The big meal is over, leftovers are stored or have been turned into casseroles… Hanukkah is well on its way…and now the race is on to Christmas. Ready, set, GO…
Wait a minute.
For those of us who celebrate Christmas, Advent is the four week season leading up to the celebration of Christ’s birth. It is a time for reflecting on preparation, for waiting, a time for contemplation and meditation, and a time filled with candlelight and stillness.
At least it is supposed to be. Yet how many of you just read my previous sentences and your automatic response was a snort and “yeah, right.” We Real Women don’t do relaxed contemplation especially well. We don’t slow down easily. Many of us don’t even know how. Just ask my brother, he tells me that I “scurry.” I rarely just sit and relax. Even when I do sit, I’m still doing something. Sound familiar? Of course it does.
We R.W’s already carry a lot on our shoulders, trying to be super women and do it all – family, work, home, community… Then this time of year we pile it on even higher, going into some sort of warp speed mode. Our massive To Do list expands to include activities like shopping for gifts, wrapping those gifts, doing charity work, sending holiday letters or cards, decorating, baking, party planning, family visits and more.
We get so worked up that we even start to get competitive about our progress in this race to the finish line. How many people do you know who are happy to boast that they have all their holiday shopping done before you are done carving your Halloween pumpkin? Or those who let you know their Christmas cards are addressed and stamped and ready to be sent by Black Friday? I’m not sure why we get into this one-upsmanship. Really all it results in is making others feel more stressed. We need to stop it.

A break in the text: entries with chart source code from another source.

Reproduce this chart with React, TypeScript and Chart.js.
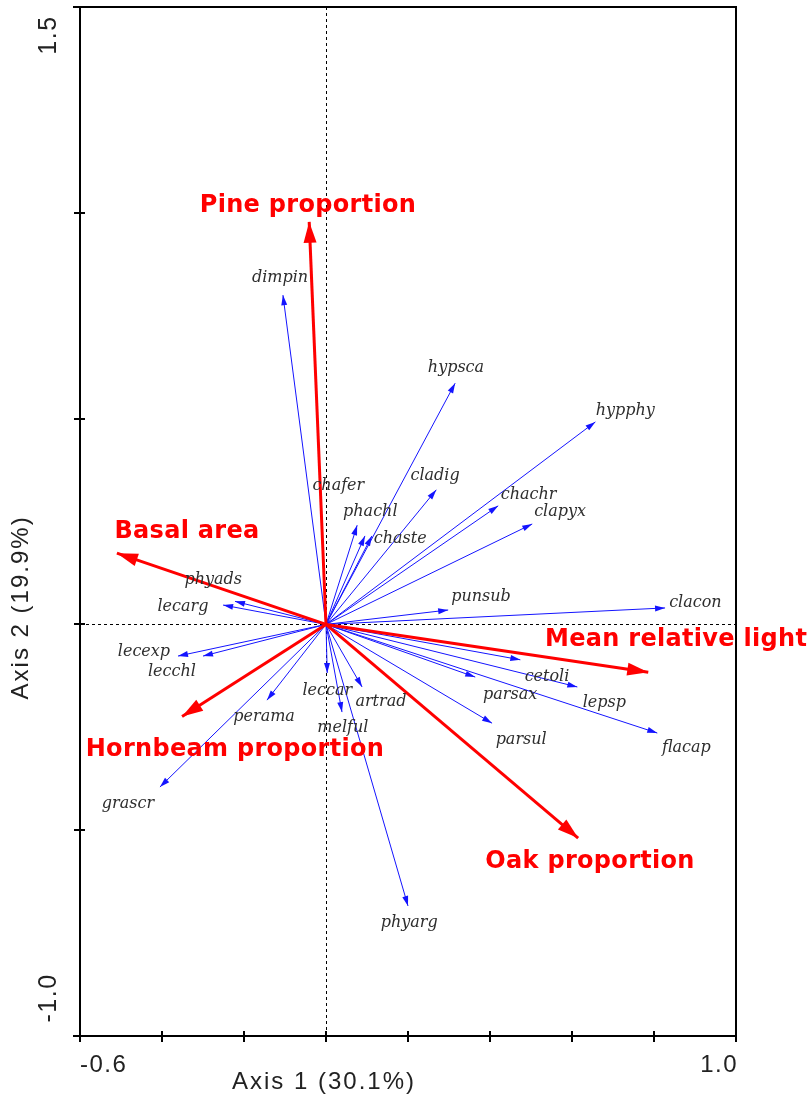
import React, { useEffect, useRef } from "react";
import { Chart, registerables } from "chart.js";

Chart.register(...registerables);

// Environmental variables (red arrows)
const envNames = ["Pine proportion", "Basal area", "Mean relative light", "Hornbeam proportion", "Oak proportion"];
const envX = [-0.041, -0.51, 0.786, -0.351, 0.615];
const envY = [0.978, 0.173, -0.116, -0.224, -0.519];
const envLabelX = [-0.044, -0.339, 0.854, -0.222, 0.644];
const envLabelY = [1.017, 0.226, -0.038, -0.305, -0.577];

// Species (blue arrows)
const speciesNames = [
  "dimpin", "hypsca", "hypphy", "cladig", "chafer", "phachl", "chachr", "clapyx", "chaste",
  "phyads", "lecarg", "punsub", "clacon", "lecexp", "lecchl", "leccar", "artrad", "perama",
  "melful", "cetoli", "parsax", "lepsp", "parsul", "flacap", "grascr", "phyarg",
];
const speciesX = [
  -0.105, 0.315, 0.657, 0.269, 0.095, 0.076, 0.42, 0.503, 0.112,
  -0.222, -0.251, 0.298, 0.827, -0.361, -0.3, 0.003, 0.088, -0.144,
  0.039, 0.474, 0.364, 0.613, 0.405, 0.808, -0.405, 0.2,
];
const speciesY = [
  0.8, 0.586, 0.492, 0.327, 0.215, 0.241, 0.288, 0.244, 0.215,
  0.056, 0.047, 0.035, 0.04, -0.077, -0.077, -0.118, -0.152, -0.184,
  -0.213, -0.086, -0.128, -0.152, -0.24, -0.264, -0.395, -0.684,
];
const speciesLabelX = [
  -0.112, 0.317, 0.730, 0.266, 0.03, 0.108, 0.494, 0.571, 0.181,
  -0.275, -0.349, 0.378, 0.901, -0.444, -0.376, 0.003, 0.134, -0.151,
  0.041, 0.539, 0.449, 0.679, 0.476, 0.879, -0.483, 0.203,
];
const speciesLabelY = [
  0.841, 0.623, 0.520, 0.360, 0.336, 0.273, 0.314, 0.273, 0.209,
  0.108, 0.042, 0.067, 0.052, -0.067, -0.116, -0.162, -0.189, -0.225,
  -0.252, -0.128, -0.171, -0.191, -0.281, -0.301, -0.435, -0.725,
];

const xTicks = [-0.6, -0.4, -0.2, 0, 0.2, 0.4, 0.6, 0.8, 1.0];
const yTicks = [-1.0, -0.5, 0, 0.5, 1.0, 1.5];
const xTickLabels = ["-0.6", "1.0"];
const yTickLabels = ["-1.0", "1.5"];
const xTitle = "Axis 1 (30.1%)";
const yTitle = "Axis 2 (19.9%)";

const RED = "#ff0000";
const BLUE = "#1414ff";

function drawHead(ctx: CanvasRenderingContext2D, x0: number, y0: number, x1: number, y1: number, len: number, w: number, color: string) {
  const a = Math.atan2(y1 - y0, x1 - x0);
  const c = Math.cos(a), s = Math.sin(a);
  ctx.fillStyle = color;
  ctx.beginPath();
  ctx.moveTo(x1, y1);
  ctx.lineTo(x1 - len * c + (w / 2) * s, y1 - len * s - (w / 2) * c);
  ctx.lineTo(x1 - len * c - (w / 2) * s, y1 - len * s + (w / 2) * c);
  ctx.closePath();
  ctx.fill();
}

const biplotPlugin = {
  id: "biplot",
  beforeDatasetsDraw(chart: any) {
    const ctx = chart.ctx as CanvasRenderingContext2D;
    const xs = chart.scales.x, ys = chart.scales.y;
    const a = chart.chartArea;
    ctx.save();
    ctx.strokeStyle = "#000";
    ctx.lineWidth = 1;
    ctx.setLineDash([3, 3]);
    const x0 = Math.round(xs.getPixelForValue(0)) + 0.5;
    const y0 = Math.round(ys.getPixelForValue(0)) + 0.5;
    ctx.beginPath();
    ctx.moveTo(x0, a.top);
    ctx.lineTo(x0, a.bottom);
    ctx.moveTo(a.left, y0);
    ctx.lineTo(a.right, y0);
    ctx.stroke();
    ctx.restore();
  },
  afterDatasetsDraw(chart: any) {
    const ctx = chart.ctx as CanvasRenderingContext2D;
    const xs = chart.scales.x, ys = chart.scales.y;
    const a = chart.chartArea;
    ctx.save();
    // arrowheads
    chart.data.datasets.forEach((ds: any, i: number) => {
      const meta = chart.getDatasetMeta(i);
      const p0 = meta.data[0], p1 = meta.data[1];
      if (!p0 || !p1) return;
      if (ds.kind === "env") drawHead(ctx, p0.x, p0.y, p1.x, p1.y, 21, 13, RED);
      else drawHead(ctx, p0.x, p0.y, p1.x, p1.y, 10, 6, BLUE);
    });
    // species labels
    ctx.fillStyle = "#2e2e2e";
    ctx.font = "italic 16px 'DejaVu Serif'";
    ctx.textAlign = "center";
    ctx.textBaseline = "middle";
    speciesNames.forEach((n, i) => {
      ctx.fillText(n, xs.getPixelForValue(speciesLabelX[i]), ys.getPixelForValue(speciesLabelY[i]));
    });
    // env labels
    ctx.fillStyle = RED;
    ctx.font = "bold 24px 'DejaVu Sans'";
    (ctx as any).letterSpacing = "0.3px";
    envNames.forEach((n, i) => {
      ctx.fillText(n, xs.getPixelForValue(envLabelX[i]), ys.getPixelForValue(envLabelY[i]));
    });
    (ctx as any).letterSpacing = "0px";

    // frame
    ctx.strokeStyle = "#000";
    ctx.lineWidth = 2;
    ctx.setLineDash([]);
    ctx.beginPath();
    ctx.moveTo(a.left - 7, a.top);
    ctx.lineTo(a.right + 1, a.top);
    ctx.moveTo(a.left - 7, a.bottom);
    ctx.lineTo(a.right + 1, a.bottom);
    ctx.moveTo(a.left, a.top);
    ctx.lineTo(a.left, a.bottom + 5);
    ctx.moveTo(a.right, a.top);
    ctx.lineTo(a.right, a.bottom + 5);
    ctx.stroke();
    // ticks
    ctx.lineWidth = 2;
    ctx.beginPath();
    xTicks.forEach((v) => {
      const px = Math.round(xs.getPixelForValue(v));
      ctx.moveTo(px, a.bottom - 5);
      ctx.lineTo(px, a.bottom + 6);
    });
    yTicks.forEach((v) => {
      const py = Math.round(ys.getPixelForValue(v));
      ctx.moveTo(a.left - 6, py);
      ctx.lineTo(a.left + 5, py);
    });
    ctx.stroke();

    // tick labels & titles
    ctx.fillStyle = "#222";
    ctx.font = "24px 'Liberation Sans'";
    (ctx as any).letterSpacing = "1.5px";
    ctx.textBaseline = "middle";
    ctx.textAlign = "left";
    ctx.fillText(xTickLabels[0], xs.getPixelForValue(xTicks[0]), a.bottom + 29);
    ctx.textAlign = "right";
    ctx.fillText(xTickLabels[1], xs.getPixelForValue(xTicks[xTicks.length - 1]) + 2, a.bottom + 29);
    // y tick labels rotated
    ctx.save();
    ctx.font = "25px 'Liberation Sans'";
    ctx.translate(49, ys.getPixelForValue(yTicks[0]) - 38);
    ctx.rotate(-Math.PI / 2);
    ctx.textAlign = "center";
    ctx.fillText(yTickLabels[0], 0, 0);
    ctx.restore();
    ctx.save();
    ctx.font = "25px 'Liberation Sans'";
    ctx.translate(49, ys.getPixelForValue(yTicks[yTicks.length - 1]) + 28);
    ctx.rotate(-Math.PI / 2);
    ctx.textAlign = "center";
    ctx.fillText(yTickLabels[1], 0, 0);
    ctx.restore();
    // titles
    (ctx as any).letterSpacing = "2px";
    ctx.textAlign = "center";
    ctx.fillText(xTitle, xs.getPixelForValue(0) - 2, a.bottom + 46);
    ctx.save();
    ctx.translate(21, ys.getPixelForValue(0) - 17);
    ctx.rotate(-Math.PI / 2);
    ctx.fillText(yTitle, 0, 0);
    ctx.restore();
    ctx.restore();
  },
};

export default function App() {
  const ref = useRef<HTMLCanvasElement | null>(null);
  useEffect(() => {
    if (!ref.current) return;
    const envSets = envNames.map((n, i) => ({
      label: n,
      kind: "env",
      data: [{ x: 0, y: 0 }, { x: envX[i], y: envY[i] }],
      showLine: true,
      borderColor: RED,
      borderWidth: 3,
      pointRadius: 0,
      clip: false,
    }));
    const spSets = speciesNames.map((n, i) => ({
      label: n,
      kind: "species",
      data: [{ x: 0, y: 0 }, { x: speciesX[i], y: speciesY[i] }],
      showLine: true,
      borderColor: BLUE,
      borderWidth: 1,
      pointRadius: 0,
      clip: false,
    }));
    const chart = new Chart(ref.current, {
      type: "scatter",
      data: { datasets: [...envSets, ...spSets] as any },
      options: {
        animation: false,
        responsive: false,
        devicePixelRatio: 1,
        layout: { padding: { left: 80, top: 7, right: 73, bottom: 66 } },
        plugins: { legend: { display: false }, tooltip: { enabled: false } },
        events: [],
        scales: {
          x: { type: "linear", min: -0.6, max: 1.0, display: false },
          y: { type: "linear", min: -1.0, max: 1.5, display: false },
        },
      },
      plugins: [biplotPlugin],
    });
    return () => chart.destroy();
  }, []);
  return (
    <div style={{ position: "absolute", left: 0, top: 0, width: 809, height: 1102, background: "#fff" }}>
      <canvas ref={ref} width={809} height={1102} style={{ display: "block" }} />
    </div>
  );
}
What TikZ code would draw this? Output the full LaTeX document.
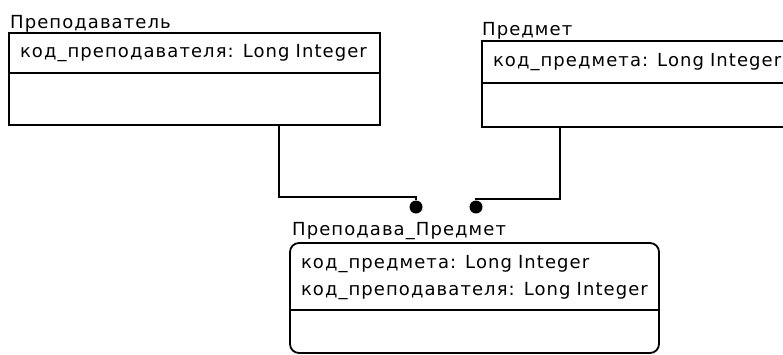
\documentclass[tikz,border=0pt]{standalone}
\usepackage{fontspec}
\setmainfont{DejaVu Sans}[LetterSpace=6]
\usetikzlibrary{positioning, calc}

\begin{document}
\begin{tikzpicture}[x=1pt, y=-1pt,
    title/.style={anchor=base west, inner sep=0pt, font=\fontsize{18}{27}\selectfont},
    attrbox/.style={draw, line width=1.8pt, anchor=north west, inner xsep=11pt, inner ysep=0pt, outer sep=0pt,
      align=left, font=\fontsize{18}{27}\selectfont},
    opsbox/.style={draw, line width=1.8pt, inner sep=0pt, outer sep=0pt},
    joint/.style={circle, fill, inner sep=0pt, minimum size=13pt},
    link/.style={line width=1.8pt}
  ]
  \useasboundingbox (0,0) rectangle (783,354);

  % Преподаватель
  \node[title] (lect_name) at (10,28) {Преподаватель};
  \node[attrbox, text width=349pt, minimum height=40pt] (lect_attr) at (9,33) {код\_преподавателя: Long Integer};
  \node[opsbox, minimum width=371pt, minimum height=52pt, below=0pt of lect_attr] (lect_ops) {};

  % Предмет
  \node[title] (subj_name) at (482,35) {Предмет};
  \node[attrbox, text width=298pt, minimum height=42pt] (subj_attr) at (482,41) {код\_предмета: Long Integer};
  \node[opsbox, minimum width=320pt, minimum height=44pt, below=0pt of subj_attr] (subj_ops) {};

  % Преподава_Предмет
  \node[title] (pp_name) at (292,235) {Преподава\_Предмет};
  \node[attrbox, draw=none, text width=347pt, minimum height=64pt] (pp_attr) at (290,246)
    {код\_предмета: Long Integer\\код\_преподавателя: Long Integer};
  \draw[link] (pp_attr.south west) -- (pp_attr.south east);
  \node[opsbox, draw=none, minimum width=369pt, minimum height=43pt, below=0pt of pp_attr] (pp_ops) {};
  \draw[link, rounded corners=9pt] ([yshift=3pt]pp_attr.north west) rectangle (pp_ops.south east);

  % связи
  \node[joint] (lect_end) at (416,207) {};
  \node[joint] (subj_end) at (476,207) {};
  \coordinate (lect_foot) at ([xshift=270pt]lect_ops.south west);
  \coordinate (subj_foot) at ([xshift=78pt]subj_ops.south west);
  \draw[link] (lect_foot) |- ([yshift=3.5pt]lect_end.north) -- (lect_end);
  \draw[link] (subj_foot) |- ([yshift=1.5pt]subj_end.north) -- (subj_end);
\end{tikzpicture}
\end{document}
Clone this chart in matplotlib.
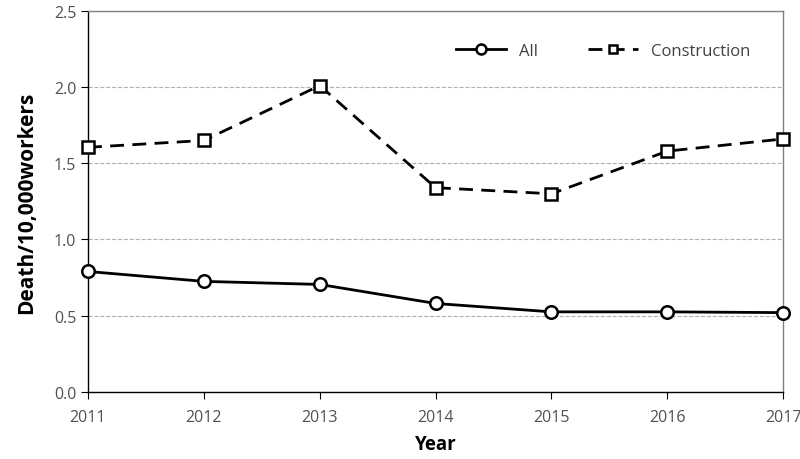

It is easy to get pulled into the anxiety of “what do you mean you haven’t finished all your wrapping yet?” After all, once you wind us R.W’s up, it is hard to unwind us again. This weekend I got my house all decorated. Not because I had necessarily planned to do it all at once, nor was I really feeling the pressure from the Griswold houses around the corner. It was more about having the available time. We didn’t travel for Thanksgiving, and I was lucky enough to have Friday off, so I had a long weekend available. I decided to get started, and next thing I knew, that Real Woman drive of “can’t stop now” kicked in, and I was putting the finishing touches on my snow village at 9:00 Sunday night.
I do have to admit now that it feels good to have it done. However, the reason it feels good is because I really do want to slow down and enjoy this season of Advent. I have a plan that sometime this week, even if it is just once, I’m going to pick up a magazine from the pile I haven’t had time to look at, sit next to the tree, hot cocoa in hand, put my feet up, and flip through the glossy pages of fluff. It will feel decadent. I will have to push the “but I still gotta” thoughts out of my head. But I’m determined to make it happen, because I figure once I master that, then maybe I really can learn to light a candle and be still.
This morning on my way to work (running a few minutes late per usual), I had 100 thoughts swirling through my head – a rampant combination of work-related things that would need my attention as soon as I got there, plans for my evening, and of course holiday to do’s. Lo and behold, I got stuck behind a large truck pulling a flat bed of huge construction equipment, going 20 miles an hour. Instead of getting anxious and irritated, I took a deep breath, recognized it as a sign, and….. slowed down. Guess what? It felt good to take my foot off that accelerator pedal. Give it a try.